IV. KORUPSI KARENA MISKIN/LAPAR:
Ada sabda Nabi yang sangat populer, yakni: “Kazdal fakru ayyakuna kufron !”. Jika diterjemahkan secara bebas, maka artinya bahwa kemiskinan itu dapat mendorong seseorang untuk menjadi kafir. Memang ada Sabda Nabi lainnya yang menyatakan bahwa Nabi itu khawatir jika ummatnya diuji dengan kekayaan, sebab akan menjadikannya lupa diri, dan cenderong mendorongnya untuk menjadi kafir atau kufur nikmat. Namun sabda Nabi yang menjelaskan tentang kemiskinan yang akan mendorong seseorang menjadi kafir itu juga perlu diperhatikan. Dan nampaknya karena sebab kemiskinan dan kelaparan inilah seseorang juga berpotensi untuk berbuat korupsi.
Mau cari uang halal dianggapnya susah, sedangkan didepan matanya ada banyak uang yang bisa langsung dibawanya pergi jika ia mau tanda tangan yang melanggar peraturan atau perundang-undangan.
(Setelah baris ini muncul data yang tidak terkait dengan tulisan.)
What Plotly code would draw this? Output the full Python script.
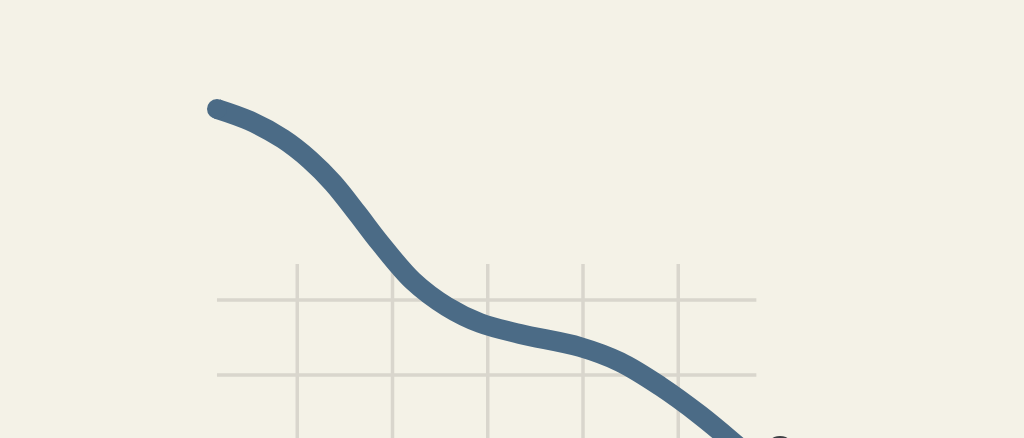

Ya tanda tanganlah, dan bergegas pergi membawa uang hasil koropsi itu. Maka jadilah ia koruptor dan berurusan dengan hukum.
Kesimpulan: korupsi ternyata banyak akar sebab musababnya, namun bagaimanapun penegak hukum harus arif dan bijaksana untuk menindaknya. Yang rakus dan tamak juga karena memang sudah menjadi karakternya, hukumlah dengan berat hingga membuatnya jera bila perlu hngga membuatnya mati. Sedangkan yang miskin dan lapar lalu korupsi ecek-ecek ya hukum seperlunya saja yang penting kejahatannya jangan sampai diulangi lagi.
Memang kadang kita harus garang dan ganas melawan penjahat kambuhan, namun kita juga harus lebih arif dan bijaksana menghadapi penjahat kecil yang terpaksa berbuat kejahatan karena miskin dan kelaparan. Mata keadilan hukum memang tertutup untuk melihat siapapun yang ada di hadapannya, namun ia haruslah tetap memiliki mata hati untuk mengasihi siapapun yang semestinya harus dikasihi hingga ia berubah menjadi manusia baik lagi…(SHE).
Saiful Huda Ems (SHE). Advokat dan Penulis, Ketua Umum HARIMAU PERUBAHAN.
Tulisan ini disampaikan dalam acara Diskusi Terbuka via Google Meet pada Tanggal 09 Desember 2020 yang diselenggarakan dalam rangka memperingati Hari Anti Korupsi se Dunia oleh Masterpeace Pancasila NKRI.